Not everyone on campus is in agreement with Thierfelder, though. Eight faculty members have demanded that the policies be reinstated and have filed complaints with the North Carolina Department of Insurance and with the Equal Employment Opportunity Commission (EEOC). Thierfelder would not identify the eight beyond saying that six of them were men.

Belmont Abbey responded to the North Carolina Department of Insurance that as a religious organization it is exempt from having to provide such coverage. “We are not telling people what to do,” said Thierfelder. “It’s a question of what can we subsidize, and as a Catholic college, we cannot subsidize something that is in direct contradiction to our faith and to the Church.”

The claim of religious exemption was forwarded to the complainant on Jan. 25. On Feb. 4 the National Women’s Law Center of Washington, D.C., requested that the state office reconsider its finding. If the department does, the college has asked that its counsel be allowed to address the issue.

The EEOC filings claim that under Title VII of the Civil Rights Act of 1964 the change in insurance benefits was discriminatory based on religion or sex. Yet, noted Ken Davison, Belmont Abbey’s vice president of college relations, “The same benefit package is offered to all employees of the college, regardless of their sex or religion. There clearly is no discrimination.”

The college has received an extension to reply to the EEOC complaint and hopes to send that soon. The National Women’s Law Center in a Jan. 16 letter to the college threatened a lawsuit against Belmont Abbey on behalf of the eight people who filed the EEOC complaints. As of the time the Register went to press, no lawsuit had been filed.

The “abortion eight” did not answer the Register’s questions for this story.
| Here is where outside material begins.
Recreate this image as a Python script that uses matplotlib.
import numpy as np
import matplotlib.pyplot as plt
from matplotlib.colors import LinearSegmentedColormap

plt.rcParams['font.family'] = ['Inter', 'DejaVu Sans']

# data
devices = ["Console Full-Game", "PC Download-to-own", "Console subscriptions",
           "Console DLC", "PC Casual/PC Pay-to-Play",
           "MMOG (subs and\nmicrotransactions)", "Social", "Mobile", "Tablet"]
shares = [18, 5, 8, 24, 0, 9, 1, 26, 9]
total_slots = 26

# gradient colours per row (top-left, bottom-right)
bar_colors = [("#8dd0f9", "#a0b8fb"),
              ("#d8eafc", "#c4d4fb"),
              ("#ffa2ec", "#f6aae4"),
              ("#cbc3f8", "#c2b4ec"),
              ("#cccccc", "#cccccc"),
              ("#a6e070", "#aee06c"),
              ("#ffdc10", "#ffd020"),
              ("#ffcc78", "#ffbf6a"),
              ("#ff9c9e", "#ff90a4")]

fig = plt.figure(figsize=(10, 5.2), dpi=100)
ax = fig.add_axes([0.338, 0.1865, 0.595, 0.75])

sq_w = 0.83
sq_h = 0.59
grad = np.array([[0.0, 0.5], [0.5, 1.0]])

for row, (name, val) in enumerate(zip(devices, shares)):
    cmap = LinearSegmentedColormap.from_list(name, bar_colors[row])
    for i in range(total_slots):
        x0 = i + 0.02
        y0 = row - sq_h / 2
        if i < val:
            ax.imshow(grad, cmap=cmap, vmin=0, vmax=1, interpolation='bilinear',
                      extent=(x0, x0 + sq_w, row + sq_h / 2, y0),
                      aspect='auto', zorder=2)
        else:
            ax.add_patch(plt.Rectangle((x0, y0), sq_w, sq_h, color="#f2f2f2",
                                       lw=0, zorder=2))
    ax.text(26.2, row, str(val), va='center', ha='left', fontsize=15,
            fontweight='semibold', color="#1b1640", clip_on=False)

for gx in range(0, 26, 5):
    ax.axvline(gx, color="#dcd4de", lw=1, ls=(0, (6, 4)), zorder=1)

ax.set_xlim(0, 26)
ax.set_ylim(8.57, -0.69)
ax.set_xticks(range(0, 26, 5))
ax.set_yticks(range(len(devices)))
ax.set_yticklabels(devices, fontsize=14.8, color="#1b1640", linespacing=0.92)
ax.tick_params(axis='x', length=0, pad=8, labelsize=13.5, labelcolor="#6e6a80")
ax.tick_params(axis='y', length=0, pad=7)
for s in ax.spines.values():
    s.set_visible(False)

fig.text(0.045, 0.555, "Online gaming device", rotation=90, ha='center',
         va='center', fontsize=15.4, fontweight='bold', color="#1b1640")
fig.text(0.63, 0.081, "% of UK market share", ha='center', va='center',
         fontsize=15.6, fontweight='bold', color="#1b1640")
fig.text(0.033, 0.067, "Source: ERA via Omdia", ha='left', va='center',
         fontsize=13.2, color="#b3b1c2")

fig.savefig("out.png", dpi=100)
“Belmont Abbey College is providing all prescription drugs its male employees need, but illegally excludes prescription contraceptives for its female employees,” said Marcia Greenberger, co-president of the National Women’s Law Center. She pointed out that the college has claimed to be not pervasively sectarian so it cannot be exempted from the law that protects female employees.

Davison responded: “We treat all employees equally in our health plan, and we disagree with their interpretation of relevant laws.”
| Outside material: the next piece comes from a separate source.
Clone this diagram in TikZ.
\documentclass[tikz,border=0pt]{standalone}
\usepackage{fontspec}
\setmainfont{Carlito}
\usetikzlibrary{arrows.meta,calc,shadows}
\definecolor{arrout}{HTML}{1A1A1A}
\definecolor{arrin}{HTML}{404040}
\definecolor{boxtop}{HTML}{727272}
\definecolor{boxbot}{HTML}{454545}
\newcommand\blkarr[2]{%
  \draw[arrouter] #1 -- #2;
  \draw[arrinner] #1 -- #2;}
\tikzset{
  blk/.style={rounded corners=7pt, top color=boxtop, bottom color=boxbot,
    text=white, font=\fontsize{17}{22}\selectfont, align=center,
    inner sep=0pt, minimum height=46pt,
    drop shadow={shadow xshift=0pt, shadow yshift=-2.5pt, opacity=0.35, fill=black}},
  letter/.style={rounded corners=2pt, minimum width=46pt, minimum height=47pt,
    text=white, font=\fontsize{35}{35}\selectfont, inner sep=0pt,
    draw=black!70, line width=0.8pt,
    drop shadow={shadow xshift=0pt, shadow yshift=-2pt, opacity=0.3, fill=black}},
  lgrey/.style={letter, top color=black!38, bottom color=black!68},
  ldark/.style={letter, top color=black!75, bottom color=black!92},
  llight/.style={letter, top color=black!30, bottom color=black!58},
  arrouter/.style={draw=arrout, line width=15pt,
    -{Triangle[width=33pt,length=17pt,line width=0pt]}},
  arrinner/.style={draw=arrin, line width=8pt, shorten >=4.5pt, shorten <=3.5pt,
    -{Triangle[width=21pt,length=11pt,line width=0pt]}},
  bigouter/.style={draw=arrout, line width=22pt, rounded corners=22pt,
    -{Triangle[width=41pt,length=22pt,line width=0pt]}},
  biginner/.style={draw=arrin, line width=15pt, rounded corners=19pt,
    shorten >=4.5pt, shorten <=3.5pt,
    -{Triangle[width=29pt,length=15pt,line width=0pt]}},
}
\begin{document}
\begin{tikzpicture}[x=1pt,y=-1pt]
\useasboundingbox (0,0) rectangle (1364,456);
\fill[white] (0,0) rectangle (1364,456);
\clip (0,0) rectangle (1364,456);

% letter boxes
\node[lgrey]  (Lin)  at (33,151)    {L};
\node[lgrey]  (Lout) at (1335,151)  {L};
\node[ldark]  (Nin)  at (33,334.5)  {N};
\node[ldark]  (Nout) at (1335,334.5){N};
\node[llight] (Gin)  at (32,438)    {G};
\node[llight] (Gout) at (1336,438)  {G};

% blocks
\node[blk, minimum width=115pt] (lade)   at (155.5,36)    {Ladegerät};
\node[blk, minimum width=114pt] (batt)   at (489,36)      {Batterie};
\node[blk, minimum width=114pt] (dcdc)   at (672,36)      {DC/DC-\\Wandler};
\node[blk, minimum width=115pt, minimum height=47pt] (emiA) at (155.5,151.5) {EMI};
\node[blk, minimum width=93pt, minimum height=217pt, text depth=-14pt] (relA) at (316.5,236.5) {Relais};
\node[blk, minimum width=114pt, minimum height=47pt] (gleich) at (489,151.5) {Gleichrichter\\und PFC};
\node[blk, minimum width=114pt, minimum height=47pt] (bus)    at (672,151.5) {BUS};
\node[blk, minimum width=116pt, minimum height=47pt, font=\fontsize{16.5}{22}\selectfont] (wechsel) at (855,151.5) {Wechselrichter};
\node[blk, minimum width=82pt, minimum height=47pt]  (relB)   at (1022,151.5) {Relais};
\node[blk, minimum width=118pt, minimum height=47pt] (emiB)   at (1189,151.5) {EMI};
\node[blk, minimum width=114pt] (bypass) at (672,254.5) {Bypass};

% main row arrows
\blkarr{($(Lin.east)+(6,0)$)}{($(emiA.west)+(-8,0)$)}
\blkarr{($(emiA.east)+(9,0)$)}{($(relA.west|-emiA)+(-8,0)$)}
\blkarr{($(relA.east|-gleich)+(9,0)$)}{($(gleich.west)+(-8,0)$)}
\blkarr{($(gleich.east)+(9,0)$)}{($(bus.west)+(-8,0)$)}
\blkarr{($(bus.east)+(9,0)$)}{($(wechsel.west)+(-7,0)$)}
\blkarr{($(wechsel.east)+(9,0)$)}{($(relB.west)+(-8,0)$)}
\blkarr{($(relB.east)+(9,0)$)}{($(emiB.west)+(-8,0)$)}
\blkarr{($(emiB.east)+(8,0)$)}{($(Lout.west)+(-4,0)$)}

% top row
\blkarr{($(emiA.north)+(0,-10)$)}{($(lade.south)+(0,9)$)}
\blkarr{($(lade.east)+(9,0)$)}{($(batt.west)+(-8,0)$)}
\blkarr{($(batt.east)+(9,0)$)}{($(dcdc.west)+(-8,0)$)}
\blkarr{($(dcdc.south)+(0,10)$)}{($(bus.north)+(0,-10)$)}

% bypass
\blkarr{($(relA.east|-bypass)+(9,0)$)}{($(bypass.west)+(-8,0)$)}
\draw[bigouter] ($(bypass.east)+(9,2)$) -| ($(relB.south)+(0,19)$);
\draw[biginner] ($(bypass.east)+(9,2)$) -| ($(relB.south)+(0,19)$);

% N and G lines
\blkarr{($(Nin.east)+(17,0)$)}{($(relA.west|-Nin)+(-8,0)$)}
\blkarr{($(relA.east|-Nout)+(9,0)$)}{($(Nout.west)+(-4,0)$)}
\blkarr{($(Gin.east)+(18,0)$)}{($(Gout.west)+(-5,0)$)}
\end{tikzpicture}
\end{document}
Davison said the faculty members who have filed complaints should know better.

“You don’t have to be a professor at a Catholic college to know this about the moral teachings of the Church,” he said. “It is absolutely astonishing that people who were hired by these monks, who work every day on a campus with monks walking around, would insult them by trying to get the government to force them to violate the morality that has always been the foundation of any Catholic institution.”

Joseph Esposito, editor of the Cardinal Newman Society’s The Newman Guide to Choosing a Catholic College, said Belmont Abbey’s experience should be a lesson for all Catholic institutions of higher education.

“We commend Belmont Abbey for its leadership and strong witness on this issue,” said Esposito, whose guide includes Belmont Abbey among 21 recommended Catholic colleges. “The swift response from President Thierfelder and Abbot Placid Solari emphasizes the importance the college places on its Catholic fidelity and identity.”

Thierfelder affirmed such a statement when saying that the incident actually has been inspiring.

“It makes it clear to me why I’m here, why everyone else is here, what the purpose of the college is,” said Thierfelder, who on April 18 will join other college presidents in Washington, D.C., to visit with Pope Benedict XVI. “It crystallizes it and makes it clear to everyone that Jesus Christ is the center of Belmont Abbey College. It’s why we exist. I truly see this as a place that God is at the center of. It’s his college.”